The classic, well diversified, low multiple value investing is represented by amongst others the intellectual and balance sheet focused Ben Graham and the more earnings focused Sir John Templeton who searched for a double kicker from both multiple expansion and earnings expansion at the end of a four year forecast period. They both share a flexible intellect and point to the benefit of being - physically or psychologically - detached from the market noise. Interestingly Train has picked up one of Graham's less discussed concepts, time based stop losses, i.e. if the value case hasn't materialized within two years you are on balance better off to sell the stock as you risk sitting on a value trap. Representing the, often less diversified, franchise investing strand of value investors there is Warren Buffett who's chapter is about double the size of the others.

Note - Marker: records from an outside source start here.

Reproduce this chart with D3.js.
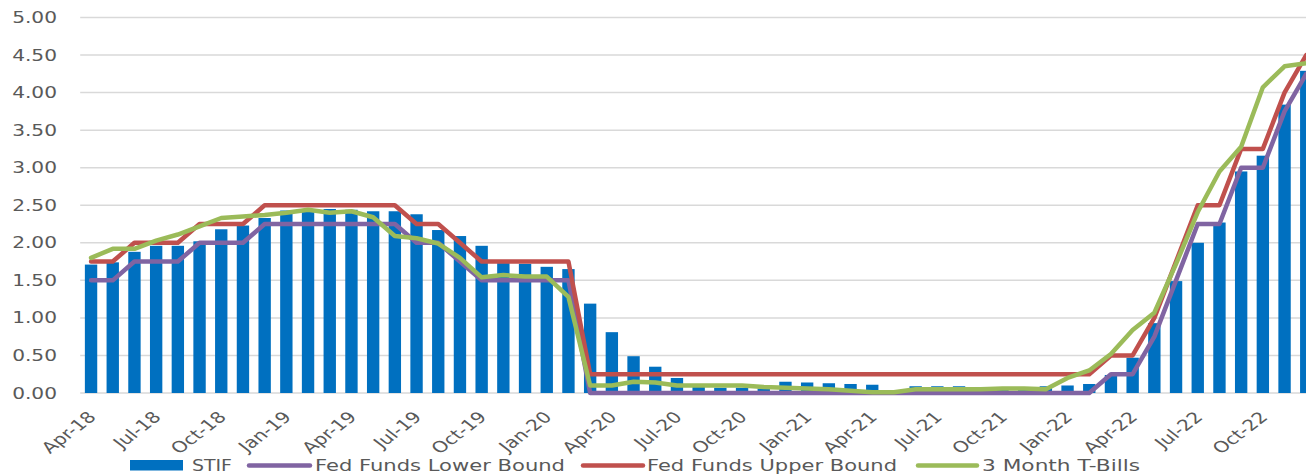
<!DOCTYPE html>
<html>
<head>
<meta charset="utf-8">
<script src="https://cdn.jsdelivr.net/npm/d3@7"></script>
<style>
  html, body { margin: 0; padding: 0; background: #fff; overflow: hidden; }
  svg { display: block; }
  text { font-family: "DejaVu Sans", Verdana, sans-serif; fill: #595959; }
</style>
</head>
<body>
<svg id="chart" width="1306" height="474"></svg>
<script>
const categories = [
  "Apr-18","May-18","Jun-18","Jul-18","Aug-18","Sep-18","Oct-18","Nov-18","Dec-18",
  "Jan-19","Feb-19","Mar-19","Apr-19","May-19","Jun-19","Jul-19","Aug-19","Sep-19","Oct-19","Nov-19","Dec-19",
  "Jan-20","Feb-20","Mar-20","Apr-20","May-20","Jun-20","Jul-20","Aug-20","Sep-20","Oct-20","Nov-20","Dec-20",
  "Jan-21","Feb-21","Mar-21","Apr-21","May-21","Jun-21","Jul-21","Aug-21","Sep-21","Oct-21","Nov-21","Dec-21",
  "Jan-22","Feb-22","Mar-22","Apr-22","May-22","Jun-22","Jul-22","Aug-22","Sep-22","Oct-22","Nov-22","Dec-22"
];
const xTickLabels = ["Apr-18","Jul-18","Oct-18","Jan-19","Apr-19","Jul-19","Oct-19","Jan-20","Apr-20","Jul-20",
  "Oct-20","Jan-21","Apr-21","Jul-21","Oct-21","Jan-22","Apr-22","Jul-22","Oct-22"];
const yTicks = [0, 0.5, 1, 1.5, 2, 2.5, 3, 3.5, 4, 4.5, 5];

const stif = [
  1.71,1.74,1.88,1.96,1.96,2.02,2.18,2.23,2.33,
  2.43,2.45,2.45,2.44,2.42,2.42,2.38,2.17,2.09,1.96,1.73,1.72,
  1.68,1.65,1.19,0.81,0.49,0.35,0.20,0.09,0.07,0.07,0.06,0.15,
  0.14,0.13,0.12,0.11,0.03,0.09,0.09,0.09,0.08,0.08,0.08,0.09,
  0.10,0.12,0.24,0.47,0.93,1.49,2.00,2.27,2.95,3.16,3.84,4.29
];
const fedLower = [
  1.50,1.50,1.75,1.75,1.75,2.00,2.00,2.00,2.25,
  2.25,2.25,2.25,2.25,2.25,2.25,2.00,2.00,1.75,1.50,1.50,1.50,
  1.50,1.50,0.00,0.00,0.00,0.00,0.00,0.00,0.00,0.00,0.00,0.00,
  0.00,0.00,0.00,0.00,0.00,0.00,0.00,0.00,0.00,0.00,0.00,0.00,
  0.00,0.00,0.25,0.25,0.75,1.50,2.25,2.25,3.00,3.00,3.75,4.25
];
const fedUpper = [
  1.75,1.75,2.00,2.00,2.00,2.25,2.25,2.25,2.50,
  2.50,2.50,2.50,2.50,2.50,2.50,2.25,2.25,2.00,1.75,1.75,1.75,
  1.75,1.75,0.25,0.25,0.25,0.25,0.25,0.25,0.25,0.25,0.25,0.25,
  0.25,0.25,0.25,0.25,0.25,0.25,0.25,0.25,0.25,0.25,0.25,0.25,
  0.25,0.25,0.50,0.50,1.00,1.75,2.50,2.50,3.25,3.25,4.00,4.50
];
const tBills = [
  1.80,1.92,1.92,2.03,2.11,2.22,2.33,2.35,2.37,
  2.40,2.44,2.40,2.42,2.34,2.09,2.06,1.99,1.80,1.54,1.57,1.55,
  1.55,1.28,0.10,0.10,0.15,0.14,0.10,0.10,0.10,0.10,0.08,0.07,
  0.06,0.05,0.03,0.01,0.01,0.05,0.05,0.05,0.05,0.06,0.06,0.05,
  0.20,0.30,0.52,0.84,1.07,1.72,2.41,2.95,3.28,4.07,4.35,4.39
];
const seriesNames = ["STIF", "Fed Funds Lower Bound", "Fed Funds Upper Bound", "3 Month T-Bills"];
const colors = ["#0070C0", "#8064A2", "#C0504D", "#9BBB59"];

const svg = d3.select("#chart");
const SX = 1.3; // horizontal text stretch
const left = 80.2, step = 21.7;
const plotRight = left + step * categories.length;
const yTop = 17.5, yBottom = 393;

const x = d3.scaleBand().domain(categories).range([left, plotRight])
  .paddingInner(0.43).paddingOuter(0.215);
const y = d3.scaleLinear().domain([0, 5]).range([yBottom, yTop]);
const cx = d => x(d) + x.bandwidth() / 2;

// gridlines
svg.append("g").selectAll("line").data(yTicks).join("line")
  .attr("x1", left).attr("x2", plotRight)
  .attr("y1", d => y(d)).attr("y2", d => y(d))
  .attr("stroke", "#D9D9D9").attr("stroke-width", 1.5);

// y labels
svg.append("g").selectAll("text").data(yTicks).join("text")
  .attr("transform", d => `translate(57,${y(d)}) scale(${SX},1)`)
  .attr("text-anchor", "end").attr("dy", "0.36em")
  .style("font-size", "15.5px")
  .text(d => d3.format(".2f")(d));

// bars
svg.append("g").selectAll("rect").data(categories).join("rect")
  .attr("x", d => x(d)).attr("width", x.bandwidth())
  .attr("y", (d, i) => y(stif[i])).attr("height", (d, i) => y(0) - y(stif[i]))
  .attr("fill", colors[0]);

// lines
const lineGen = d3.line().x((v, i) => cx(categories[i])).y(v => y(v));
[fedLower, fedUpper, tBills].forEach((s, k) => {
  svg.append("path").datum(s).attr("d", lineGen)
    .attr("fill", "none").attr("stroke", colors[k + 1])
    .attr("stroke-width", 4.5).attr("stroke-linejoin", "round").attr("stroke-linecap", "round");
});

// x labels
svg.append("g").selectAll("text").data(xTickLabels).join("text")
  .attr("transform", d => `translate(${cx(d) + 6},418) scale(${SX},1) rotate(-45)`)
  .attr("text-anchor", "end")
  .style("font-size", "15.5px")
  .text(d => d);

// legend
const legend = [
  { type: "rect", x0: 130, x1: 183, tx: 192, tl: 40 },
  { type: "line", x0: 249, x1: 310, tx: 315, tl: 250 },
  { type: "line", x0: 583, x1: 643, tx: 647, tl: 250 },
  { type: "line", x0: 918, x1: 977, tx: 982, tl: 158 }
];
const lg = svg.append("g");
legend.forEach((L, i) => {
  if (L.type === "rect") {
    lg.append("rect").attr("x", L.x0).attr("y", 460).attr("width", L.x1 - L.x0).attr("height", 10.5)
      .attr("fill", colors[i]);
  } else {
    lg.append("line").attr("x1", L.x0).attr("x2", L.x1).attr("y1", 465.5).attr("y2", 465.5)
      .attr("stroke", colors[i]).attr("stroke-width", 4.5).attr("stroke-linecap", "round");
  }
  lg.append("text").attr("x", L.tx).attr("y", 471)
    .attr("textLength", L.tl).attr("lengthAdjust", "spacingAndGlyphs")
    .style("font-size", "16.5px").text(seriesNames[i]);
});
</script>
</body>
</html>
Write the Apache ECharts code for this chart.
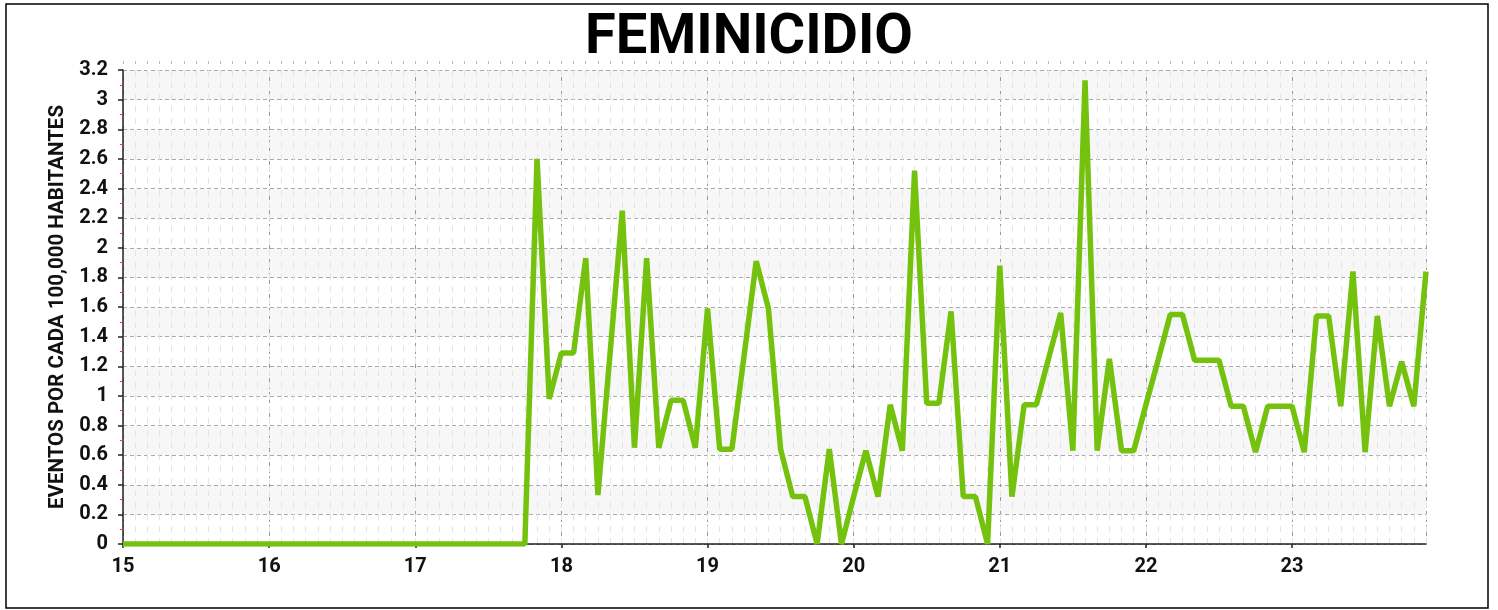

Much has been written about Buffett and there is no need to repeat this but I appreciate the author's understanding of Buffett's search for stabile conditions as those enable reasonable forecasts of an essentially unpredictable future.
In a seamless language and with great personal insight Train discusses the many types of investors. The texts are also backed up by a lengthy appendix including material from amongst others Soros and Buffett. In a valuable summary chapter, similarities and differences are presented and the author advices the reader to choose a way of investing that fits his way of thinking and that is not overly crowded. Perhaps due to being an investment advisor Train adds "Thus the outstanding investor knows when to change styles". In reality though, most of the presented investors have changed very little over the years ("Investors should figure out where they have an edge and stray there"/ Charlie Munger) and have then been fortunate to be active during a period that suited their choice. Successful investing is always a blend of skill and luck.
A skillful presenter like Train has the ability to distill much of the core in each investor's philosophy and process but in the end there is still even more value in the real deal. After reading Money Masters of Our Time I would recommend moving on to the first hand writings of Graham, Fisher, Lynch and the others. Happy investing.